Today though, we can turn that oddity into an advantage: The tape output jack (at left) provides almost a direct connection to the input of the power amplifier (PA) portion of the HF-20. If the Loudness control is set to max, there will not be any processing of a signal driven into the tape output, before it is passed to the PA. However, to utilize this properly, we must do something about the internal amp (V2), which is already driving that point. The problem is not just the loading of the plate resistance of V2; there is also negative feedback present which lowers the impedance at the output of V2, substantially.
One could simply pull V2, but I didn’t want to leave my HF-20 with an empty socket on top. Another option would be to disconnect either C7 or V2-6 under the chassis. I would like to keep these restored HF-20’s in stock condition, though. My solution is to use a piece of narrow diameter heatshrink to insulate pin-6 of V2, disconnecting the plate, as shown at right. This works well and leaves the amp nearly pristine.

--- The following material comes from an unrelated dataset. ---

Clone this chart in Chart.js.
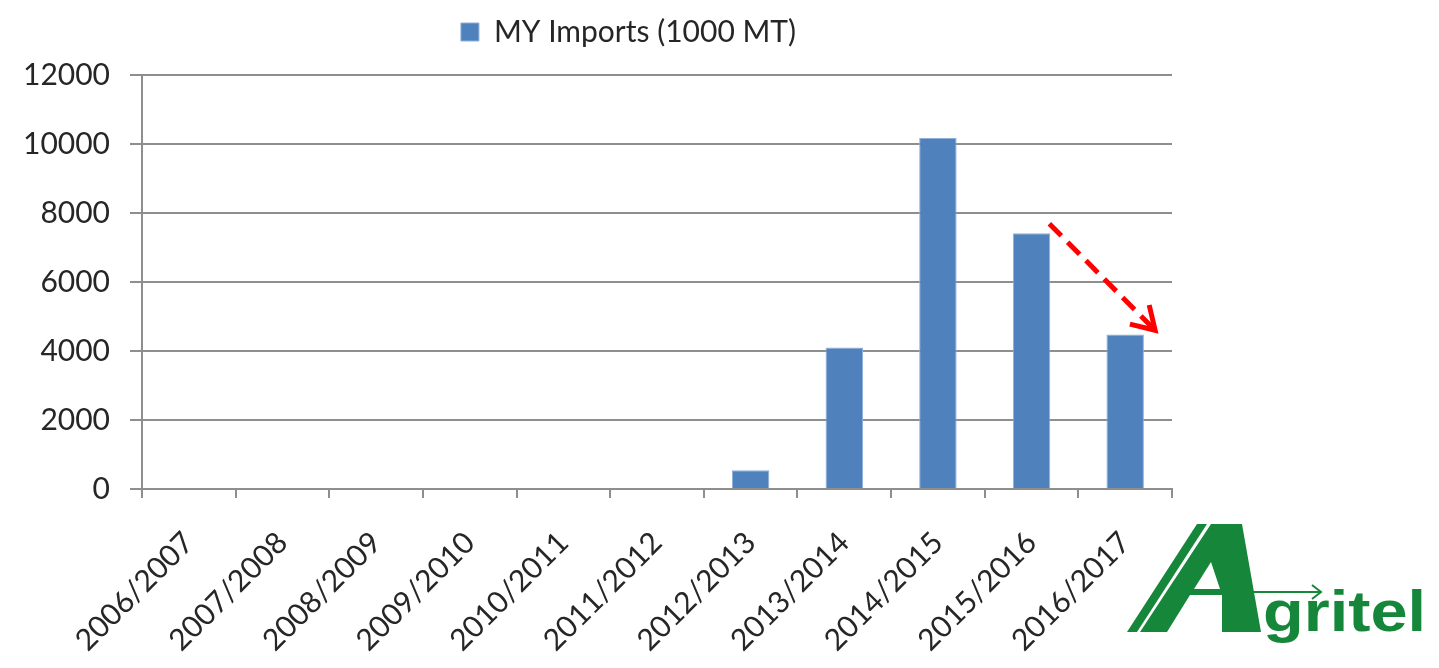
<!DOCTYPE html>
<html>
<head>
<meta charset="utf-8">
<script src="https://cdn.jsdelivr.net/npm/chart.js@4.4.0/dist/chart.umd.min.js"></script>
<style>
  body { margin: 0; background: #fff; }
  #wrap { position: absolute; left: 0; top: 0; width: 1257px; height: 668px; }
  #logo { position: absolute; left: 0; top: 0; }
</style>
</head>
<body>
<div id="wrap"><canvas id="grafico_importacoes"></canvas></div>

<!-- logo Agritel -->
<svg id="logo" width="1439" height="668" viewBox="0 0 1439 668">
  <g fill="#16873a">
    <polygon points="1127,632 1137,632 1207,524 1197,524"/>
    <polygon points="1140,632 1211,524 1242,524 1261,632 1222,632 1222,595 1190,595 1167,632"/>
  </g>
  <polygon points="1211,562 1194,589 1220,589" fill="#fff"/>
  <g stroke="#16873a" stroke-width="2" fill="none">
    <line x1="1240" y1="592" x2="1321" y2="592"/>
    <polyline points="1312,585 1321,592 1312,599"/>
  </g>
  <text x="1263" y="631" fill="#16873a" font-family="Liberation Sans, Arial, sans-serif" font-weight="bold"
        font-size="57" textLength="163" lengthAdjust="spacingAndGlyphs">gritel</text>
</svg>

<script>
/* dados do gráfico de importações por ano-safra */
const categorias = [
  '2006/2007', '2007/2008', '2008/2009', '2009/2010', '2010/2011', '2011/2012',
  '2012/2013', '2013/2014', '2014/2015', '2015/2016', '2016/2017'
];
const importacoes = [0, 0, 0, 0, 0, 0, 540, 4100, 10175, 7410, 4480];
const ticks_y = [0, 2000, 4000, 6000, 8000, 10000, 12000];

// seta de tendência (índice da categoria, valor)
const seta_inicio = [9.19, 7690];
const seta_fim = [10.32, 4600];

const fonte = "Lato, 'Open Sans', sans-serif";
const tam_fonte = 30;

const plugin_seta = {
  id: 'seta',
  afterDatasetsDraw(chart) {
    const x = chart.scales.x, y = chart.scales.y;
    const passo = x.getPixelForValue(1) - x.getPixelForValue(0);
    const px = v => x.getPixelForValue(0) + v * passo;
    const x1 = px(seta_inicio[0]), y1 = y.getPixelForValue(seta_inicio[1]);
    const x2 = px(seta_fim[0]), y2 = y.getPixelForValue(seta_fim[1]);
    const ctx = chart.ctx;
    ctx.save();
    ctx.strokeStyle = '#ff0000';
    ctx.lineWidth = 5;
    ctx.setLineDash([17, 9]);
    ctx.beginPath();
    ctx.moveTo(x1, y1);
    ctx.lineTo(x2 - 3, y2 - 3);
    ctx.stroke();
    ctx.setLineDash([]);
    const ang = Math.atan2(y2 - y1, x2 - x1);
    const len = 26;
    ctx.beginPath();
    ctx.moveTo(x2 - len * Math.cos(ang - 0.55), y2 - len * Math.sin(ang - 0.55));
    ctx.lineTo(x2, y2);
    ctx.lineTo(x2 - len * Math.cos(ang + 0.55), y2 - len * Math.sin(ang + 0.55));
    ctx.stroke();
    ctx.restore();
  }
};

// espaço extra abaixo da legenda e legenda um pouco à direita
const plugin_legenda = {
  id: 'ajuste_legenda',
  beforeLayout(chart) {
    const lg = chart.legend;
    if (lg && !lg._ajustado) {
      const fit = lg.fit.bind(lg);
      lg.fit = function () { fit(); this.height += 18; };
      lg._ajustado = true;
    }
  },
  afterLayout(chart) {
    chart.legend.left = 85;
  }
};

const data_importacoes = {
  labels: categorias,
  datasets: [{
    label: 'MY Imports (1000 MT)',
    data: importacoes,
    backgroundColor: '#4f81bd',
    borderColor: '#8eb0d8',
    borderWidth: 1,
    categoryPercentage: 1,
    barPercentage: 0.4
  }]
};

const config_importacoes = {
  type: 'bar',
  data: data_importacoes,
  options: {
    responsive: true,
    maintainAspectRatio: false,
    animation: false,
    layout: { padding: { left: 0, right: 85, top: 7, bottom: 0 } },
    plugins: {
      tooltip: { enabled: false },
      legend: {
        position: 'top',
        labels: {
          boxWidth: 18,
          boxHeight: 18,
          color: '#262626',
          font: { family: fonte, size: tam_fonte }
        }
      }
    },
    scales: {
      x: {
        afterFit(scale) { scale.height = 179; },
        grid: { drawOnChartArea: false, drawTicks: true, tickLength: 9, color: '#8e8e8e', lineWidth: 2 },
        border: { color: '#8e8e8e', width: 2 },
        ticks: {
          maxRotation: 45, minRotation: 45, autoSkip: false, padding: 27,
          color: '#262626', font: { family: fonte, size: tam_fonte }
        }
      },
      y: {
        min: 0, max: 12000,
        afterFit(scale) { scale.width = 142; },
        afterBuildTicks(scale) { scale.ticks = ticks_y.map(v => ({ value: v })); },
        grid: { color: '#8e8e8e', lineWidth: 2, tickLength: 12 },
        border: { color: '#8e8e8e', width: 2 },
        ticks: {
          padding: 20, color: '#262626', font: { family: fonte, size: tam_fonte },
          callback: v => String(v)
        }
      }
    }
  },
  plugins: [plugin_seta, plugin_legenda]
};

const grafico_importacoes = new Chart(
  document.getElementById('grafico_importacoes'),
  config_importacoes
);
</script>
</body>
</html>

As expected, driving the tape output from the preamp delivers excellent audio reproduction. Bypassing the preceding two stages reduces noise, distortion and improves frequency response. Sensitivity of the new input seems just right for the
ST-84 preamp. On the HF-20’s, it’s best to keep Loudness at max, though I use a slight decrease on one side to compensate for a minor imbalance. Positions of the Level, Bass and Treble controls do not matter much but it would be good practice to keep level at minimum and tone controls centered. Set that way, the input impedance should be about 77kohms.